▸ TASK INSTRUCTIONS: Set down the material exactly as given, please, from its first line through the line that includes "const baselineV = [-0.19,-0.93,0.10,null,-0.25,-0.62];".

____

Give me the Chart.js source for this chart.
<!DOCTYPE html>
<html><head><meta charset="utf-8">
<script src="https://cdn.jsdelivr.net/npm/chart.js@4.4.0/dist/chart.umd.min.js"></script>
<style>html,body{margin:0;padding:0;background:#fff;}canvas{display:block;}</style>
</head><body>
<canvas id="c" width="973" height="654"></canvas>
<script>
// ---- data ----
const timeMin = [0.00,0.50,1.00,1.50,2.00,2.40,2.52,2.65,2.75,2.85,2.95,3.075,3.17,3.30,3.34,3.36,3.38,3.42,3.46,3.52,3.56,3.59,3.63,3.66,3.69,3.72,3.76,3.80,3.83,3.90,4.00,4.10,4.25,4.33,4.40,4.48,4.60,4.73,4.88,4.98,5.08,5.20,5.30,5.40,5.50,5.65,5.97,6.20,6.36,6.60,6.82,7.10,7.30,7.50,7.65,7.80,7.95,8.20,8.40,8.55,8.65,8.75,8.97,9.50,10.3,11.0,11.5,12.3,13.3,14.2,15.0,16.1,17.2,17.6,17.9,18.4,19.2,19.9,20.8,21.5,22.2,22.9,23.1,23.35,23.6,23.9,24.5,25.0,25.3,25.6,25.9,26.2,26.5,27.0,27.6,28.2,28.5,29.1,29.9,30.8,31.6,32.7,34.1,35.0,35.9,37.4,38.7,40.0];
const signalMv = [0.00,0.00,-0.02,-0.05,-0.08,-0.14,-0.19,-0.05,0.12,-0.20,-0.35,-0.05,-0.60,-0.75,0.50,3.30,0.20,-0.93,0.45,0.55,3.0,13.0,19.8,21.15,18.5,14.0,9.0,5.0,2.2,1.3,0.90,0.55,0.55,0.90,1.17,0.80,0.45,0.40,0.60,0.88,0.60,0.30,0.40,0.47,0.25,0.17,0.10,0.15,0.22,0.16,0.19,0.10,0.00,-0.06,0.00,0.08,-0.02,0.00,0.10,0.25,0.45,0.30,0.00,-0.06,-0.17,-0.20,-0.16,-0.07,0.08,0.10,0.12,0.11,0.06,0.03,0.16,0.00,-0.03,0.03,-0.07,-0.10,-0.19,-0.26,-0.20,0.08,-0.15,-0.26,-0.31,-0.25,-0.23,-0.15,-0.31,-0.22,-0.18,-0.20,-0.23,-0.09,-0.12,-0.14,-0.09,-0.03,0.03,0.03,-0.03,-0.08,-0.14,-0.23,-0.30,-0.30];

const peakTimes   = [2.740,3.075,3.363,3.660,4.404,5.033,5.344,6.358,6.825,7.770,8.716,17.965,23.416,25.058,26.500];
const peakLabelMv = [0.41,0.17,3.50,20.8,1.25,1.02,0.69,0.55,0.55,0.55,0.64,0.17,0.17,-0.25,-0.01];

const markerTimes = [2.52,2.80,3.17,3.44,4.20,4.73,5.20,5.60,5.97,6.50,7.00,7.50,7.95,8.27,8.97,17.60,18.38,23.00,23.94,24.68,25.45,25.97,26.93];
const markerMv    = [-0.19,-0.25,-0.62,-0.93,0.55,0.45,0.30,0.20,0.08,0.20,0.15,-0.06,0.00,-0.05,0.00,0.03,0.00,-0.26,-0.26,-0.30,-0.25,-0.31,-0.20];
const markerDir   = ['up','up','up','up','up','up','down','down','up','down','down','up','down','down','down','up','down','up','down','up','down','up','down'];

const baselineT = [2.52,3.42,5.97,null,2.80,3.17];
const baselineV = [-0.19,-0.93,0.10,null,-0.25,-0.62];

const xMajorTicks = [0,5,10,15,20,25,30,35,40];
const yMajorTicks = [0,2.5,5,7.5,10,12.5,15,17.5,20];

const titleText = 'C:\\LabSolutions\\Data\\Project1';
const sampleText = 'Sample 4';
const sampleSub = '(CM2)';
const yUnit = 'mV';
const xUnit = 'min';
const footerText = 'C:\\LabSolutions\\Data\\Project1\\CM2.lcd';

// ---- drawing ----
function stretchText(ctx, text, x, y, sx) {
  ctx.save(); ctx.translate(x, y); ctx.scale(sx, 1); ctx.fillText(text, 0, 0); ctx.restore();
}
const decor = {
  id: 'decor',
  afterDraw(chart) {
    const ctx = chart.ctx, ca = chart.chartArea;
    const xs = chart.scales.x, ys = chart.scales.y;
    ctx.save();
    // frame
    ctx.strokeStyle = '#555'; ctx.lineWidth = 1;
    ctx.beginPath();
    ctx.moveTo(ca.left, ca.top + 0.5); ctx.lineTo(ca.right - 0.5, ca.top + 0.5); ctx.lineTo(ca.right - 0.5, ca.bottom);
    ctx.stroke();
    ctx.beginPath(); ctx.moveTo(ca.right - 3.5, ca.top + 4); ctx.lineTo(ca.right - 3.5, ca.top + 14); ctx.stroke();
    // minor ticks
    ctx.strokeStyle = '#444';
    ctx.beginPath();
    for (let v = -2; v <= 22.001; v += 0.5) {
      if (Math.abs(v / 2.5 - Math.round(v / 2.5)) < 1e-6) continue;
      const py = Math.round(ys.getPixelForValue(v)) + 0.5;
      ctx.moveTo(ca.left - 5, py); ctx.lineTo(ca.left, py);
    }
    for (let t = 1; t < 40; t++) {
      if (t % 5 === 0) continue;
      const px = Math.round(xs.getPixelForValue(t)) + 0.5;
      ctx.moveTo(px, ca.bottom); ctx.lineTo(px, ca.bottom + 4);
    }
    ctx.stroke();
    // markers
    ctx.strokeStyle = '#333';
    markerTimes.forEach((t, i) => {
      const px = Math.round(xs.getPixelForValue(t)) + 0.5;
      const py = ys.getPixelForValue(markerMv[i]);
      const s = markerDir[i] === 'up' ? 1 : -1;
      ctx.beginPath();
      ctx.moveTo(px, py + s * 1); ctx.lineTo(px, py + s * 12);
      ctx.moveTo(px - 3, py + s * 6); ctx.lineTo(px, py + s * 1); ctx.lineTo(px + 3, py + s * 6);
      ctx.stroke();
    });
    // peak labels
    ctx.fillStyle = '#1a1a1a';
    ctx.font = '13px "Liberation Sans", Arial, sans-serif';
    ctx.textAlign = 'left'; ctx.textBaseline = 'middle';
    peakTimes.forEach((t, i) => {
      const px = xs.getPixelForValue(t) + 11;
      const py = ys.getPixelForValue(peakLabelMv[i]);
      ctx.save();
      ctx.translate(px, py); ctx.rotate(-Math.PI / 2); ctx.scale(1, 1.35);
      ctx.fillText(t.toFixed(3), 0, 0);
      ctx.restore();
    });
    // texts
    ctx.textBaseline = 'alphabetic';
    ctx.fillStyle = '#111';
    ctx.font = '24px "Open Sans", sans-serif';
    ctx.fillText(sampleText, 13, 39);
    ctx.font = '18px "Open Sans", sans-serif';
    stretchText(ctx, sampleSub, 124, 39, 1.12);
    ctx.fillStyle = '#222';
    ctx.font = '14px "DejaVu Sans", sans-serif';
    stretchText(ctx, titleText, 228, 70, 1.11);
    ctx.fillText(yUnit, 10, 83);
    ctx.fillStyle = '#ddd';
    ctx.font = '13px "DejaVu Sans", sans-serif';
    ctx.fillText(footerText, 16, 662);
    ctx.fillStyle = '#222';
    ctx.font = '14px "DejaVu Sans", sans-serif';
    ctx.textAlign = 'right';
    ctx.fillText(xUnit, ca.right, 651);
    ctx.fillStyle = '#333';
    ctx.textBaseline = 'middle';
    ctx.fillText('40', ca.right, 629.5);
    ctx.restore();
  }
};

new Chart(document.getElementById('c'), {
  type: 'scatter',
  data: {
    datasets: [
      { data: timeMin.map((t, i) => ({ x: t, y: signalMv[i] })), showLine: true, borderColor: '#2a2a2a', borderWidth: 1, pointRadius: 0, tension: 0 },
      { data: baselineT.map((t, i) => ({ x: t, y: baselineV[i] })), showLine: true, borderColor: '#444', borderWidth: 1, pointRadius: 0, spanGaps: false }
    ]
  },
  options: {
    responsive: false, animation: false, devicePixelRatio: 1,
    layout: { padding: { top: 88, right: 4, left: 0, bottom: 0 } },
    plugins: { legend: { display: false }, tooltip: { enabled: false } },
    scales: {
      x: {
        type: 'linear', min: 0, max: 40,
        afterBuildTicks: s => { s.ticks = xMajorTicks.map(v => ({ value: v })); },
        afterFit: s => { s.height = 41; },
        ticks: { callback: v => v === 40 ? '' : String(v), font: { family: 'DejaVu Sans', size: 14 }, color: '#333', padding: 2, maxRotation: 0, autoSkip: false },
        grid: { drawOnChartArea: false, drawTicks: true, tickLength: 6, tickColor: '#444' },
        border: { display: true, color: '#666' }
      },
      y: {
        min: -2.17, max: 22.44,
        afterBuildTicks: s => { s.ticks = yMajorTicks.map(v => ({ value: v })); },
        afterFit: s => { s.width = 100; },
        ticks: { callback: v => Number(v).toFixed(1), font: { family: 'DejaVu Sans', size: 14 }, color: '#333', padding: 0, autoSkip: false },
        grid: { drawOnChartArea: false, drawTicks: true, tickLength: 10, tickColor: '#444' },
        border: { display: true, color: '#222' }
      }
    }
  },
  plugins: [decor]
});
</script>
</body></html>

____

▸ ANSWER TO THE TASK:
Give me the Chart.js source for this chart.
<!DOCTYPE html>
<html><head><meta charset="utf-8">
<script src="https://cdn.jsdelivr.net/npm/chart.js@4.4.0/dist/chart.umd.min.js"></script>
<style>html,body{margin:0;padding:0;background:#fff;}canvas{display:block;}</style>
</head><body>
<canvas id="c" width="973" height="654"></canvas>
<script>
// ---- data ----
const timeMin = [0.00,0.50,1.00,1.50,2.00,2.40,2.52,2.65,2.75,2.85,2.95,3.075,3.17,3.30,3.34,3.36,3.38,3.42,3.46,3.52,3.56,3.59,3.63,3.66,3.69,3.72,3.76,3.80,3.83,3.90,4.00,4.10,4.25,4.33,4.40,4.48,4.60,4.73,4.88,4.98,5.08,5.20,5.30,5.40,5.50,5.65,5.97,6.20,6.36,6.60,6.82,7.10,7.30,7.50,7.65,7.80,7.95,8.20,8.40,8.55,8.65,8.75,8.97,9.50,10.3,11.0,11.5,12.3,13.3,14.2,15.0,16.1,17.2,17.6,17.9,18.4,19.2,19.9,20.8,21.5,22.2,22.9,23.1,23.35,23.6,23.9,24.5,25.0,25.3,25.6,25.9,26.2,26.5,27.0,27.6,28.2,28.5,29.1,29.9,30.8,31.6,32.7,34.1,35.0,35.9,37.4,38.7,40.0];
const signalMv = [0.00,0.00,-0.02,-0.05,-0.08,-0.14,-0.19,-0.05,0.12,-0.20,-0.35,-0.05,-0.60,-0.75,0.50,3.30,0.20,-0.93,0.45,0.55,3.0,13.0,19.8,21.15,18.5,14.0,9.0,5.0,2.2,1.3,0.90,0.55,0.55,0.90,1.17,0.80,0.45,0.40,0.60,0.88,0.60,0.30,0.40,0.47,0.25,0.17,0.10,0.15,0.22,0.16,0.19,0.10,0.00,-0.06,0.00,0.08,-0.02,0.00,0.10,0.25,0.45,0.30,0.00,-0.06,-0.17,-0.20,-0.16,-0.07,0.08,0.10,0.12,0.11,0.06,0.03,0.16,0.00,-0.03,0.03,-0.07,-0.10,-0.19,-0.26,-0.20,0.08,-0.15,-0.26,-0.31,-0.25,-0.23,-0.15,-0.31,-0.22,-0.18,-0.20,-0.23,-0.09,-0.12,-0.14,-0.09,-0.03,0.03,0.03,-0.03,-0.08,-0.14,-0.23,-0.30,-0.30];

const peakTimes   = [2.740,3.075,3.363,3.660,4.404,5.033,5.344,6.358,6.825,7.770,8.716,17.965,23.416,25.058,26.500];
const peakLabelMv = [0.41,0.17,3.50,20.8,1.25,1.02,0.69,0.55,0.55,0.55,0.64,0.17,0.17,-0.25,-0.01];

const markerTimes = [2.52,2.80,3.17,3.44,4.20,4.73,5.20,5.60,5.97,6.50,7.00,7.50,7.95,8.27,8.97,17.60,18.38,23.00,23.94,24.68,25.45,25.97,26.93];
const markerMv    = [-0.19,-0.25,-0.62,-0.93,0.55,0.45,0.30,0.20,0.08,0.20,0.15,-0.06,0.00,-0.05,0.00,0.03,0.00,-0.26,-0.26,-0.30,-0.25,-0.31,-0.20];
const markerDir   = ['up','up','up','up','up','up','down','down','up','down','down','up','down','down','down','up','down','up','down','up','down','up','down'];

const baselineT = [2.52,3.42,5.97,null,2.80,3.17];
const baselineV = [-0.19,-0.93,0.10,null,-0.25,-0.62];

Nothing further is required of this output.